At 4 p.m. the same day, another stranger came walking through the neighborhood. The man was about the same age as the first visitor and dressed similarly, with the exception that he wore a brightly colored orange vest that said COMCAST on it. Around his neck he also had a work identification tag. When he knocked on the door, he quickly said that he was with COMCAST and they were providing new services in the area. He did not go through the routine of stating his name, he didn’t ask me how I was doing and he simply stated the purpose of his call. For those residents who were interested, he handed them a brochure that included the information and his contact details so he would get credit.

Who would you listen to, and why? 

I learned two lessons: 
  1. In any industry, perception and appearance do make a difference.
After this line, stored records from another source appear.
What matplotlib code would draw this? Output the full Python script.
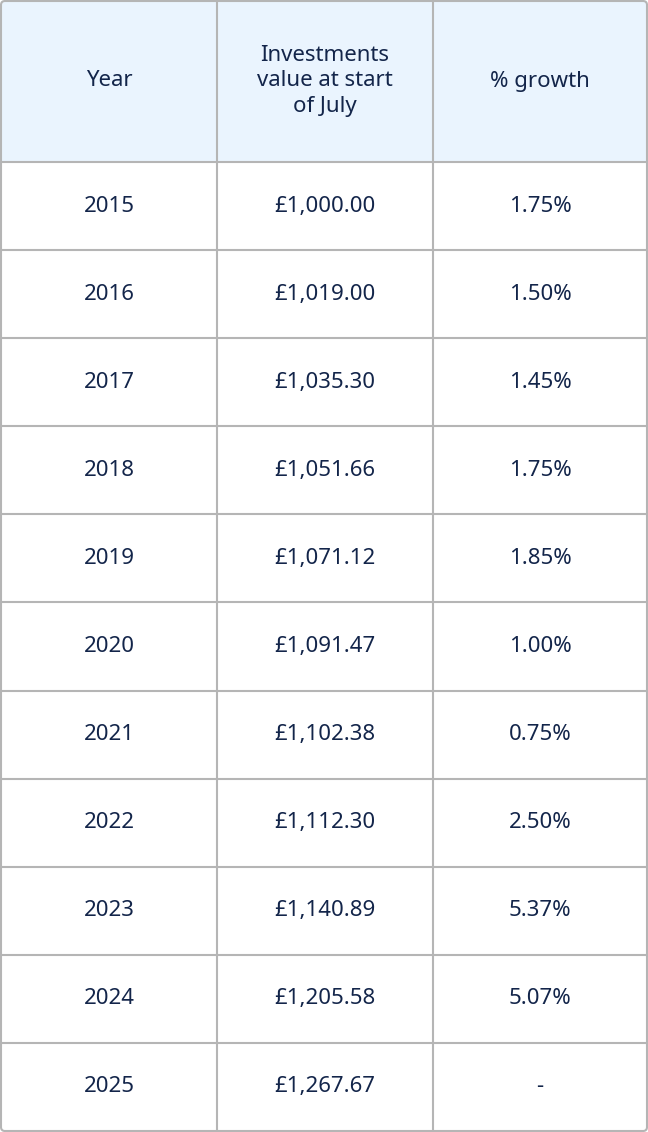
import matplotlib
matplotlib.use('Agg')
import matplotlib.pyplot as plt
from matplotlib.patches import Rectangle, FancyBboxPatch

headers = ["Year", "Investments\nvalue at start\nof July", "% growth"]
years = ["2015", "2016", "2017", "2018", "2019", "2020", "2021", "2022", "2023", "2024", "2025"]
values = ["£1,000.00", "£1,019.00", "£1,035.30", "£1,051.66", "£1,071.12", "£1,091.47",
          "£1,102.38", "£1,112.30", "£1,140.89", "£1,205.58", "£1,267.67"]
growth = ["1.75%", "1.50%", "1.45%", "1.75%", "1.85%", "1.00%",
          "0.75%", "2.50%", "5.37%", "5.07%", "-"]

W, H = 648, 1132
col_x = [1, 217, 433, 647]
header_h = 162
row_h = (H - 1 - header_h) / len(years)
text_color = '#13254a'
line_color = '#b5b5b5'

fig = plt.figure(figsize=(6.48, 11.32), dpi=100)
ax = fig.add_axes([0, 0, 1, 1])
ax.set_xlim(0, W)
ax.set_ylim(H, 0)
ax.axis('off')

# header background
ax.add_patch(Rectangle((col_x[0], 1), col_x[-1] - col_x[0], header_h - 1,
                       facecolor='#eaf4fe', edgecolor='none'))

# grid lines
for x in col_x[1:-1]:
    ax.plot([x, x], [1, H - 1], color=line_color, lw=1.5)
for i in range(len(years)):
    y = header_h + i * row_h
    ax.plot([col_x[0], col_x[-1]], [y, y], color=line_color, lw=1.5)

# outer border
ax.add_patch(FancyBboxPatch((col_x[0], 1), col_x[-1] - col_x[0], H - 2,
                            boxstyle='round,pad=0,rounding_size=4',
                            facecolor='none', edgecolor=line_color, lw=1.5))

centers = [(col_x[i] + col_x[i + 1]) / 2 for i in range(3)]
for c, h in zip(centers, headers):
    ax.text(c, header_h / 2, h, ha='center', va='center', fontsize=16,
            fontweight='bold', color=text_color, family='Noto Sans', linespacing=1.3)

for i, row in enumerate(zip(years, values, growth)):
    y = header_h + (i + 0.5) * row_h
    for c, t in zip(centers, row):
        ax.text(c, y, t, ha='center', va='center', fontsize=16,
                color=text_color, family='Noto Sans')

fig.savefig('out.png', dpi=100)
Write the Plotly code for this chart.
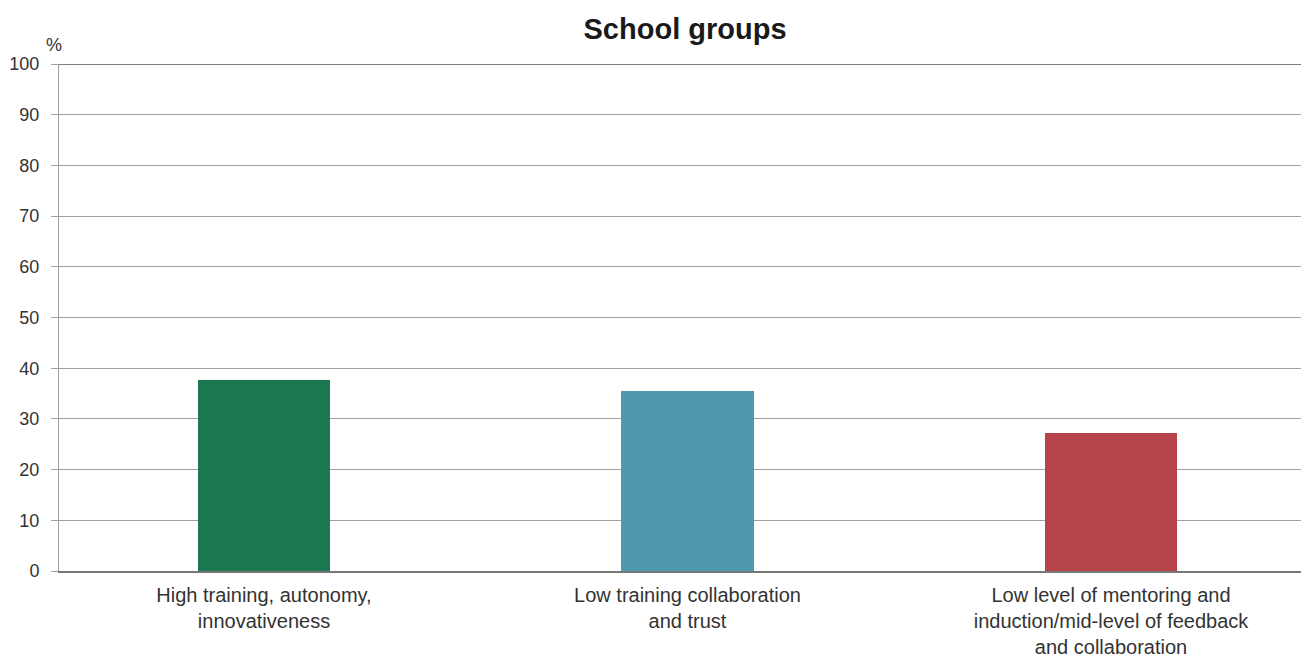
import plotly.graph_objects as go

categories = ["High training, autonomy,<br>innovativeness",
              "Low training collaboration<br>and trust",
              "Low level of mentoring and<br>induction/mid-level of feedback<br>and collaboration"]
values = [37.7, 35.5, 27.2]
colors = ["#1b7850", "#4e99ae", "#b5444a"]
y_ticks = [0, 10, 20, 30, 40, 50, 60, 70, 80, 90, 100]

fig = go.Figure()
fig.add_trace(go.Bar(x=categories, y=values, marker_color=colors, width=0.312,
                     marker_line_width=0, showlegend=False))

font_family = "Liberation Sans, Arial, sans-serif"
fig.update_layout(
    width=1301, height=651,
    margin=dict(l=51, r=0, t=56, b=88),
    paper_bgcolor="white", plot_bgcolor="white",
    font=dict(family=font_family, size=18, color="#333333"),
    title=dict(text="<b>School groups</b>", x=0.5204, xanchor="center", y=0.968, yanchor="middle",
               font=dict(size=29, color="#1a1a1a", family=font_family)),
    xaxis=dict(type="category", range=[-0.484, 2.4675], showgrid=False,
               showline=True, linecolor="#777777", linewidth=2, ticks="",
               ticklabelstandoff=5, automargin=False,
               tickfont=dict(size=20, color="#333333")),
    yaxis=dict(range=[0, 100], tickvals=y_ticks, showgrid=True, gridcolor="#a0a0a0",
               gridwidth=1, zeroline=False, showline=True, linecolor="#a0a0a0", linewidth=1,
               ticks="outside", ticklen=7, tickcolor="#a0a0a0", ticklabelstandoff=8,
               automargin=False,
               tickfont=dict(size=18, color="#333333")),
    bargap=0,
)
fig.add_shape(type="line", xref="paper", yref="y", x0=0, x1=1, y0=100, y1=100,
              line=dict(color="#555555", width=1.5))
fig.add_annotation(text="%", xref="paper", yref="paper", x=-0.004, y=1.0, yshift=19,
                   xanchor="center", yanchor="middle", showarrow=False,
                   font=dict(size=18, color="#333333"))
fig.write_html("out.html")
I doubted the first person’s credibility and wondered if he was running a scam. I’m not suggesting that everyone wear $1,000 suits, but professionalism in appearance does play a factor. 
  2. Be direct in your messaging and respect other people’s time. I clearly understood what the COMCAST person was representing, and there was no delay in taking up my weekend time to get into details. If there was an interest, I could read the details from the brochure. This person understood that the door-to-door approach could be intrusive.